Visually, Yggdrasil did the work. Brass gears, dim neon, airship silhouettes against a twilight sky — the cabinet-style layout looks like a private gambling den bolted to the underside of a zeppelin. Card suit lows occupy the bottom of the paytable while a cast of steampunk characters handle the premium tier, and the wild symbol is the centrepiece because every landing matters mechanically, not just aesthetically. Animations stay restrained during the base game and ramp up where it counts: wild arrivals and the progressive locking sequence in free spins. The soundtrack leans theatrical without becoming obnoxious over extended sessions — a necessary courtesy when you're grinding through dry stretches waiting for scatters.
This is a Yggdrasil Gaming release built around reel events rather than side panels, meters, and collection trails. No clutter, no distraction layers. The interface wants you watching wild positions like a hawk, and the design supports that focus cleanly across desktop and mobile.
Twenty fixed paylines, left-to-right wins, no cascades, no clusters, no megaways gymnastics. The base game is deliberately traditional, and that's the point — it's not here to entertain you, it's here to fund the feature. Low-pay card suits pad out most spins while the premium character symbols deliver the only base hits worth noticing.
The one thing preventing total base-game anaesthesia is the multiplier wild system. Wilds can land carrying x1, x2, x3, or x5 multipliers, and when multiple boosted wilds sit on the same winning payline, those values are additive. Two wilds at x3 and x2 on the same line mean that line pays at x5, which can jolt an otherwise forgettable spin into something that actually registers on your balance. It's not enough to sustain a session on its own, but it keeps the pulse detectable between feature droughts.

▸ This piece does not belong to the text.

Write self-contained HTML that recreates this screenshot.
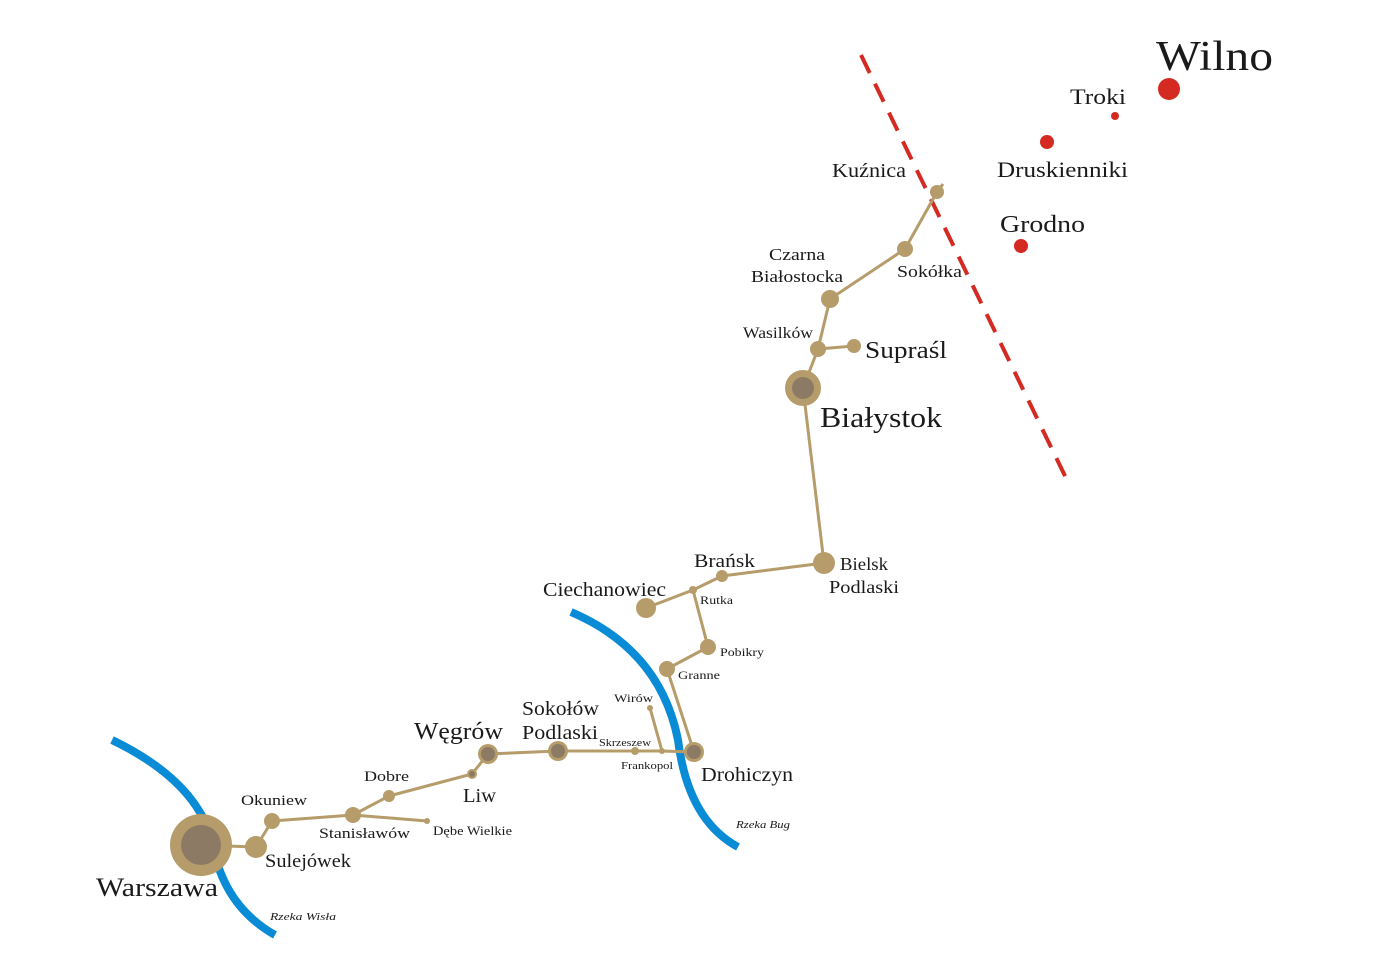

Three, four, or five scatters award 10, 15, or 20 free spins respectively. The critical detail: any wilds visible on the reels at the moment of triggering transfer into the bonus round, keeping both their positions and their multiplier values. This is the single most important mechanic in the slot. A trigger with two pre-loaded wilds at x3 each starts your bonus with a structural advantage that an empty trigger simply cannot replicate.

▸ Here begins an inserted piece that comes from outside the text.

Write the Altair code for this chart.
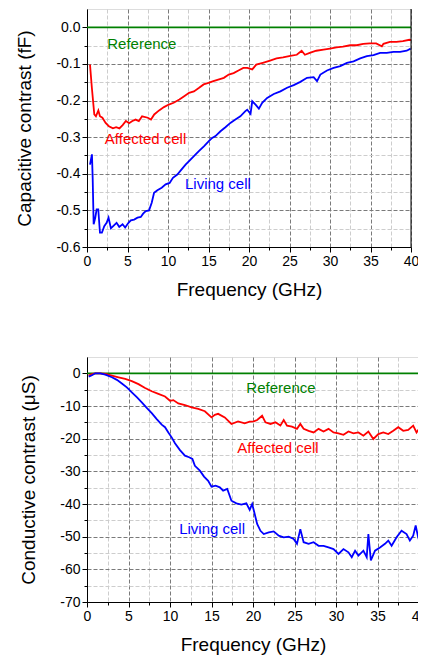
import altair as alt
import pandas as pd

# ---------------- data ----------------
cap_aff_f = [0.37, 0.6, 0.9, 1.1, 1.4, 1.6, 1.9, 2.3, 2.7, 3.2, 3.6, 4.0, 4.4, 4.8, 5.2, 5.6, 6.0, 6.4, 6.8,
             7.5, 7.9, 8.3, 8.9, 9.5, 10.1, 10.7, 11.4, 12.0, 12.6, 13.2, 13.8, 14.4, 15.0, 15.6, 16.2, 16.9,
             17.5, 18.1, 18.7, 19.3, 19.8, 20.4, 20.9, 21.7, 22.6, 23.4, 24.2, 25.1, 25.9, 26.5, 26.9, 27.5,
             28.3, 29.2, 30.0, 30.8, 31.6, 32.5, 33.3, 34.1, 34.9, 35.7, 36.4, 36.6, 37.4, 38.2, 39.0, 39.8, 40.0]
cap_aff_v = [-0.102, -0.165, -0.238, -0.243, -0.227, -0.243, -0.247, -0.261, -0.270, -0.276, -0.273, -0.276,
             -0.267, -0.256, -0.262, -0.256, -0.252, -0.256, -0.243, -0.247, -0.252, -0.238, -0.227, -0.218,
             -0.211, -0.206, -0.197, -0.188, -0.179, -0.175, -0.166, -0.156, -0.152, -0.147, -0.143, -0.138,
             -0.129, -0.125, -0.118, -0.111, -0.111, -0.115, -0.102, -0.097, -0.091, -0.085, -0.082, -0.078,
             -0.075, -0.064, -0.075, -0.070, -0.064, -0.061, -0.058, -0.055, -0.053, -0.049, -0.049, -0.045,
             -0.044, -0.044, -0.052, -0.045, -0.040, -0.040, -0.038, -0.034, -0.035]

cap_liv_f = [0.37, 0.61, 0.70, 0.82, 1.02, 1.19, 1.39, 1.60, 1.84, 2.13, 2.42, 2.66, 2.95, 3.36, 3.65, 3.98,
             4.39, 4.71, 5.12, 5.41, 5.82, 6.23, 6.64, 6.93, 7.25, 7.66, 7.99, 8.28, 8.69, 9.22, 9.71, 10.20,
             10.61, 11.15, 11.68, 12.17, 12.66, 13.20, 13.81, 14.43, 15.04, 15.45, 15.86, 16.48, 17.09, 17.70,
             18.32, 18.93, 19.55, 19.78, 20.19, 20.40, 20.81, 21.22, 21.63, 22.24, 23.06, 23.88, 24.70, 25.52,
             26.34, 27.16, 27.98, 28.40, 28.81, 29.63, 30.45, 31.27, 32.09, 32.91, 33.73, 34.55, 35.37, 36.19,
             37.01, 37.83, 38.65, 39.47, 39.96]
cap_liv_v = [-0.375, -0.347, -0.411, -0.538, -0.520, -0.497, -0.497, -0.561, -0.561, -0.543, -0.534, -0.520,
             -0.549, -0.540, -0.534, -0.545, -0.538, -0.547, -0.534, -0.527, -0.525, -0.520, -0.518, -0.509,
             -0.502, -0.500, -0.479, -0.452, -0.445, -0.438, -0.429, -0.425, -0.411, -0.402, -0.388, -0.375,
             -0.364, -0.352, -0.338, -0.325, -0.311, -0.302, -0.297, -0.284, -0.273, -0.261, -0.252, -0.243,
             -0.229, -0.225, -0.236, -0.202, -0.211, -0.222, -0.206, -0.193, -0.182, -0.175, -0.165, -0.158,
             -0.149, -0.138, -0.136, -0.147, -0.129, -0.118, -0.111, -0.106, -0.097, -0.093, -0.085, -0.079,
             -0.076, -0.070, -0.070, -0.067, -0.067, -0.064, -0.058]

con_aff_f = [0.2, 0.6, 1.0, 1.6, 2.2, 3.0, 3.8, 4.6, 5.4, 6.2, 7.0, 7.8, 8.6, 9.4, 10.0, 10.4, 11.0, 11.8, 12.6,
             13.4, 14.2, 15.0, 15.4, 15.8, 16.6, 17.4, 18.2, 19.0, 19.6, 20.1, 20.5, 21.1, 21.5, 22.1, 22.7,
             23.3, 23.7, 24.1, 24.7, 25.3, 25.7, 26.1, 26.7, 27.3, 27.9, 28.5, 29.1, 29.7, 30.3, 30.9, 31.5,
             32.1, 32.7, 33.3, 33.9, 34.5, 35.1, 35.7, 36.3, 36.9, 37.5, 38.1, 38.7, 39.3, 39.7, 40.0]
con_aff_v = [-0.7, -0.2, 0.0, 0.0, -0.2, -0.7, -1.2, -1.7, -2.4, -3.3, -4.5, -5.5, -6.3, -7.1, -8.4, -8.2, -9.2,
             -9.7, -10.4, -10.9, -11.6, -13.5, -12.7, -12.4, -13.5, -15.5, -14.7, -15.3, -14.8, -14.7, -14.3,
             -13.0, -15.0, -15.5, -15.0, -16.0, -14.3, -16.0, -16.3, -17.0, -15.5, -17.0, -17.6, -18.1, -17.0,
             -17.8, -17.0, -18.1, -18.4, -18.8, -17.8, -18.4, -18.1, -19.1, -17.8, -20.1, -18.6, -18.1, -18.6,
             -17.6, -16.5, -17.6, -17.3, -16.0, -18.1, -17.0]

con_liv_f = [0.2, 0.6, 1.0, 1.6, 2.2, 3.0, 3.6, 4.2, 4.8, 5.4, 6.0, 6.6, 7.2, 7.8, 8.4, 9.0, 9.4, 9.8, 10.2,
             10.6, 11.2, 11.8, 12.3, 12.7, 13.0, 13.6, 14.1, 14.6, 15.0, 15.5, 16.0, 16.4, 16.9, 17.4, 18.0,
             18.6, 19.2, 19.6, 19.9, 20.1, 20.5, 20.9, 21.3, 21.9, 22.5, 23.1, 23.7, 24.3, 24.9, 25.3, 25.7,
             26.1, 26.7, 27.3, 27.9, 28.5, 29.1, 29.7, 30.3, 30.9, 31.5, 31.9, 32.3, 32.7, 33.3, 33.7, 33.9,
             34.2, 34.7, 35.3, 35.9, 36.3, 36.7, 37.3, 37.9, 38.5, 38.9, 39.3, 39.6, 39.9, 40.0]
con_liv_v = [-1.0, -0.6, 0.0, 0.0, -0.4, -1.2, -2.0, -3.1, -4.3, -5.8, -7.3, -8.9, -10.6, -12.2, -14.0, -15.7,
             -16.5, -18.1, -19.6, -21.4, -23.5, -25.2, -25.7, -26.2, -28.3, -29.8, -31.6, -32.9, -34.7, -34.4,
             -34.9, -35.9, -35.4, -39.0, -39.8, -40.2, -39.8, -41.8, -40.0, -42.0, -46.1, -48.2, -49.2, -48.7,
             -48.4, -49.7, -50.2, -50.0, -50.7, -52.2, -47.7, -51.7, -52.2, -51.7, -52.8, -52.8, -53.3, -53.8,
             -55.3, -53.8, -54.8, -56.3, -54.3, -55.8, -54.3, -56.3, -49.2, -57.3, -54.3, -53.3, -52.2, -51.2,
             -52.8, -50.2, -48.2, -49.2, -51.2, -49.7, -46.6, -50.2, -51.0]

ref_f = [0, 40]
ref_v = [0, 0]

series_names = ["Reference", "Affected cell", "Living cell"]
series_colors = ["#008000", "#ff0000", "#0000ff"]

x_ticks = [0, 2.5, 5, 7.5, 10, 12.5, 15, 17.5, 20, 22.5, 25, 27.5, 30, 32.5, 35, 37.5, 40]
cap_ticks = [0.0, -0.05, -0.1, -0.15, -0.2, -0.25, -0.3, -0.35, -0.4, -0.45, -0.5, -0.55, -0.6]
con_ticks = [0, -5, -10, -15, -20, -25, -30, -35, -40, -45, -50, -55, -60, -65, -70]

FONT = "Liberation Sans"


def long_df(parts):
    rows = []
    for name, fs, vs in parts:
        for f, v in zip(fs, vs):
            rows.append({"freq": f, "value": v, "series": name})
    return pd.DataFrame(rows)


def axis(values, major_test, label_expr, title, tpad, orient):
    return alt.Axis(
        values=values,
        labelExpr=label_expr,
        title=title,
        titlePadding=tpad,
        labelFlush=False,
        labelOverlap=False,
        labelFont=FONT, labelFontSize=14, labelColor="black", labelPadding=2,
        titleFont=FONT, titleFontSize=19, titleFontWeight="normal", titleColor="black",
        domainColor="black", domainWidth=1,
        tickColor="black", tickWidth=1,
        tickSize={"condition": {"test": major_test, "value": 5}, "value": 3},
        grid=True,
        gridColor={"condition": {"test": major_test, "value": "#7a7a7a"}, "value": "#cdcdcd"},
        gridDash=[4, 2],
        gridWidth=1,
        orient=orient,
    )


color_enc = alt.Color("series:N",
                      scale=alt.Scale(domain=series_names, range=series_colors),
                      legend=None)


def panel(df, labels_df, ydomain, yticks, ymajor, ylabel, ytitle, w, h, ytpad, xtpad):
    X = alt.X("freq:Q", scale=alt.Scale(domain=[0, 40], nice=False, zero=False),
              axis=axis(x_ticks, "datum.value % 5 === 0",
                        "datum.value % 5 === 0 ? format(datum.value, 'd') : ''",
                        "Frequency (GHz)", xtpad, "bottom"))
    Y = alt.Y("value:Q", scale=alt.Scale(domain=ydomain, nice=False, zero=False),
              axis=axis(yticks, ymajor, ylabel, ytitle, ytpad, "left"))
    lines = alt.Chart(df).mark_line(strokeWidth=1.8, clip=True).encode(
        x=X, y=Y, color=color_enc, detail="series:N")
    texts = alt.Chart(labels_df).mark_text(font=FONT, fontSize=15, align="left",
                                           baseline="middle").encode(
        x=X, y=Y, text="label:N", color=color_enc)
    edge = pd.DataFrame({"freq": [x_ticks[-1]]})
    border = alt.Chart(edge).mark_rule(color="black", strokeWidth=1).encode(
        x=X, y=alt.value(0), y2=alt.value(h))
    return alt.layer(lines, texts, border).properties(width=w, height=h)


cap_df = long_df([("Reference", ref_f, ref_v),
                  ("Affected cell", cap_aff_f, cap_aff_v),
                  ("Living cell", cap_liv_f, cap_liv_v)])
con_df = long_df([("Reference", ref_f, ref_v),
                  ("Affected cell", con_aff_f, con_aff_v),
                  ("Living cell", con_liv_f, con_liv_v)])

cap_labels = pd.DataFrame({"label": series_names, "series": series_names,
                           "freq": [2.5, 2.2, 12.1], "value": [-0.046, -0.306, -0.428]})
con_labels = pd.DataFrame({"label": series_names, "series": series_names,
                           "freq": [19.2, 18.1, 11.1], "value": [-4.5, -22.9, -47.7]})

cap_major = "abs(datum.value*10 - round(datum.value*10)) < 0.001"
cap_label = ("abs(datum.value*10 - round(datum.value*10)) < 0.001 ? "
             "(datum.value < -0.001 ? '-' : '') + format(abs(datum.value), '.1f') : ''")
con_major = "datum.value % 10 === 0"
con_label = ("datum.value % 10 === 0 ? "
             "(datum.value < 0 ? '-' : '') + format(abs(datum.value), 'd') : ''")

top = panel(cap_df, cap_labels, [-0.6, 0.05], cap_ticks, cap_major, cap_label,
            "Capacitive contrast (fF)", 324, 238, 21, 12)
bottom = panel(con_df, con_labels, [-70, 5], con_ticks, con_major, con_label,
               "Conductive contrast (\u03bcS)", 332, 245, 21, 12)

chart = alt.concat(top, bottom, columns=1, spacing=56).properties(
    padding={"left": 7, "top": 0, "right": -10, "bottom": 0},
).configure_view(stroke=None).configure(font=FONT)

chart.save("out.html", embed_options={"renderer": "svg", "actions": False})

Every wild that lands during free spins locks permanently for the remainder of the round. Each time a new wild appears anywhere on the grid, the multiplier on every existing wild increases by +1. The compounding effect is vicious in the best way — a round that starts with three wilds at modest multipliers can escalate into double-digit multiplier territory if the grid keeps feeding new positions. When all five reels contain at least one wild, the game hands you 5 extra spins, extending the round precisely when the sticky coverage is most threatening.
Golden Bet inflates your spin cost by 25% in exchange for improved scatter frequency — a mathematically honest trade that simply accelerates your route to the feature at a proportional premium. The bonus buy skips the queue entirely: 100x for 10 spins, 300x for 15, or 700x for 20. Those price tags tell you everything about how the slot values its own feature — the 700x tier is essentially the game admitting that 20-spin triggers are vanishingly rare through organic play.

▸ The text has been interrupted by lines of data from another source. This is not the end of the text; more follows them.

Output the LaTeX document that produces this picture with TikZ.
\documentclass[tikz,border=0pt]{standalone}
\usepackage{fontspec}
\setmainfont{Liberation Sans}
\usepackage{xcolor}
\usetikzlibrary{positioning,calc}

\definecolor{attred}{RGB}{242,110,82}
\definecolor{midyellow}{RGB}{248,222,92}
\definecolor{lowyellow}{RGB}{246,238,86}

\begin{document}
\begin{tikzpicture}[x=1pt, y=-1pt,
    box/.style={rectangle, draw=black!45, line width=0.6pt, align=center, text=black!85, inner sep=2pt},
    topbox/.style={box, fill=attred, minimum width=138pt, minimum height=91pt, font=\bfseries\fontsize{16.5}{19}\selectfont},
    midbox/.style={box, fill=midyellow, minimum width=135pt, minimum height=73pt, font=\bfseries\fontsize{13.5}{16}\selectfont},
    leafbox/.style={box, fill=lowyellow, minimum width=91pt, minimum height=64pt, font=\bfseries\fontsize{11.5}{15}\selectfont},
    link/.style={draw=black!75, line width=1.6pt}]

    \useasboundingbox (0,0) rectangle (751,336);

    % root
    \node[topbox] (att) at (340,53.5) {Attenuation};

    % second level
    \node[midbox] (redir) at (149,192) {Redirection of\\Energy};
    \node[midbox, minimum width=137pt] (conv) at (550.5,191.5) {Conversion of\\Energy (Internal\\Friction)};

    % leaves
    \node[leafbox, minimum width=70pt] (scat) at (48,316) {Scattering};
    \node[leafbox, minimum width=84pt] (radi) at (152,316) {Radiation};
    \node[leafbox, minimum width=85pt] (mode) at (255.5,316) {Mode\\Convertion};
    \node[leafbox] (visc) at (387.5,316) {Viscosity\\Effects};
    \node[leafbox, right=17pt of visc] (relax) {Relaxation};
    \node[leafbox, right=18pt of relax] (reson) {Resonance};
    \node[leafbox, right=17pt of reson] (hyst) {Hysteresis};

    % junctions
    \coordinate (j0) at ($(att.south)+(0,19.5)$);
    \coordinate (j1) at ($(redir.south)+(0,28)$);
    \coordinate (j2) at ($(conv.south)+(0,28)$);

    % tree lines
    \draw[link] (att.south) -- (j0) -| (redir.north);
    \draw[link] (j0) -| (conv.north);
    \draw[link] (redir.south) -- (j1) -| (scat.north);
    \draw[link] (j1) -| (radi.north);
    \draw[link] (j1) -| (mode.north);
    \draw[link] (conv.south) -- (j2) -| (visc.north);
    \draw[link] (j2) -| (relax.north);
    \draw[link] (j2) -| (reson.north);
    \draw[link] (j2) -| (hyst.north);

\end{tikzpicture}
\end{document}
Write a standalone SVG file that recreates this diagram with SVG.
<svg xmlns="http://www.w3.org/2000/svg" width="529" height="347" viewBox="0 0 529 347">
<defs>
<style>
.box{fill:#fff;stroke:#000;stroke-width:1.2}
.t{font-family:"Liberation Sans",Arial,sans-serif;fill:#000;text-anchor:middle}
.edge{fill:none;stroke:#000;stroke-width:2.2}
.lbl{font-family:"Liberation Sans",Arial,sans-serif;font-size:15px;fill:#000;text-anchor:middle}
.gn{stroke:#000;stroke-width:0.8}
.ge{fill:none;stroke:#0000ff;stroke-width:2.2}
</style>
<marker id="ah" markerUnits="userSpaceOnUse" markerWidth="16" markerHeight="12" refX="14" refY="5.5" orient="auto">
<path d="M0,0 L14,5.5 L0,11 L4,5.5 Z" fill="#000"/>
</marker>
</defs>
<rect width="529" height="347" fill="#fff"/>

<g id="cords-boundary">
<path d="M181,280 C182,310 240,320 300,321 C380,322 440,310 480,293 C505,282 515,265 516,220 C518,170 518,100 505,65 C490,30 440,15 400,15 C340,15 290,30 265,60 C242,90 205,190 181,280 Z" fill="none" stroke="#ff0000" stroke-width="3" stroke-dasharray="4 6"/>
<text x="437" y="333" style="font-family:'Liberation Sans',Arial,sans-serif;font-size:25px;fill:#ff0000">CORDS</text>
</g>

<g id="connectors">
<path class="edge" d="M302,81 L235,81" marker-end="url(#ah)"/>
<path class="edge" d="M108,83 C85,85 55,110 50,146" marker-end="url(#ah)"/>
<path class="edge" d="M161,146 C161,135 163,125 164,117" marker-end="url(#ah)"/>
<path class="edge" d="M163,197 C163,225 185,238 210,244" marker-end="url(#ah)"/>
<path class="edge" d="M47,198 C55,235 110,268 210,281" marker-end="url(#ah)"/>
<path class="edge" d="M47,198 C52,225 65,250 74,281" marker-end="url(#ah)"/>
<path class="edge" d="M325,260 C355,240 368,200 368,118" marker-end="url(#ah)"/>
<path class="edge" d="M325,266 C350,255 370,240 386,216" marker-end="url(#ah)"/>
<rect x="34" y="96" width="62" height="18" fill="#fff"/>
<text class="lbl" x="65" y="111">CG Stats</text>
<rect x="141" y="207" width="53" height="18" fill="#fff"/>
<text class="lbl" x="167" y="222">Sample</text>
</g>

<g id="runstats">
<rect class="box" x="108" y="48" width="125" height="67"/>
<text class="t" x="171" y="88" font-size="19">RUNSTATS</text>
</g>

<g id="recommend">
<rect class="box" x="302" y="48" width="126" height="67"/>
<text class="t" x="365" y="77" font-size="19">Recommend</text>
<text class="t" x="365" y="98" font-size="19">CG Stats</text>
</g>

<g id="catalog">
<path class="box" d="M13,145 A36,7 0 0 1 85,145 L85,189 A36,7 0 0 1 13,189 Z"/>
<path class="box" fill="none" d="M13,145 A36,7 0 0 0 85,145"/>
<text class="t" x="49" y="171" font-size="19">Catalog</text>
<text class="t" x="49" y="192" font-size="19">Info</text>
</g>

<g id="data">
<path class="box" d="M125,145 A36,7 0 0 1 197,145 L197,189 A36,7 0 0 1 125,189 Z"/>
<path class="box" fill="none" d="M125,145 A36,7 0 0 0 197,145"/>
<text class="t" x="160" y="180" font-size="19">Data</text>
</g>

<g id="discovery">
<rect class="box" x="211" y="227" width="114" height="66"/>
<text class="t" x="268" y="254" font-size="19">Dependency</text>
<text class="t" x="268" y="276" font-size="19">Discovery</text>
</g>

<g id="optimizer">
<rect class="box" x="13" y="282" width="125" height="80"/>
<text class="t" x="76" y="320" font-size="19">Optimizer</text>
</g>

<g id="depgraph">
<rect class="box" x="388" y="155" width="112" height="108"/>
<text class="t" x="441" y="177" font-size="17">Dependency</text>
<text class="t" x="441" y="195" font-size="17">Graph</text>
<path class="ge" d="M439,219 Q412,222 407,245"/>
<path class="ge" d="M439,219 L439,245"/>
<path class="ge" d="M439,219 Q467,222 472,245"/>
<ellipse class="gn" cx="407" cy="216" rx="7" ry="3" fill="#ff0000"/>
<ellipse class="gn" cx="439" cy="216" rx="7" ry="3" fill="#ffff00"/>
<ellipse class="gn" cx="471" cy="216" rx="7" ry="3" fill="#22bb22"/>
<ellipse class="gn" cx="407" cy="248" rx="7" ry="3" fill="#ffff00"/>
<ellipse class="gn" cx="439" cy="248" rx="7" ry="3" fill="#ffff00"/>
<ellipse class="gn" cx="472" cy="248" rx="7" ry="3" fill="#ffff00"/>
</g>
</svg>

The 96.00% RTP is standard-issue, but its distribution is heavily back-loaded. Base game returns are deliberately thin because the slot concentrates its payback density inside the free spins round — specifically inside free spins rounds that start with transferred wilds. Expect long corridors of underwhelming base play punctuated by feature triggers of wildly varying quality. An empty-transfer trigger might return 15x; a stacked-transfer trigger with good wild flow might chase five figures.
The 102,838x max win is a fixed ceiling tied entirely to the additive multiplier and sticky wild mechanics. No progressive jackpot, no external pool — just line combinations amplified by compounding multipliers across a grid full of locked wilds. High volatility is the only honest way to describe the ride. This is an endurance test that pays its debts in bursts, not instalments.
The slot renders cleanly on mobile in both orientations, which matters more here than in most games. Tracking which wilds have locked, which reels still need coverage, and how the multiplier values are climbing is essential during the bonus round — and the interface keeps that information visible without cramming it behind menus or miniaturised buttons. Base spins cycle fast enough to keep short sessions moving, while the feature's progressive locking sequence provides enough mechanical theatre to justify longer desktop runs.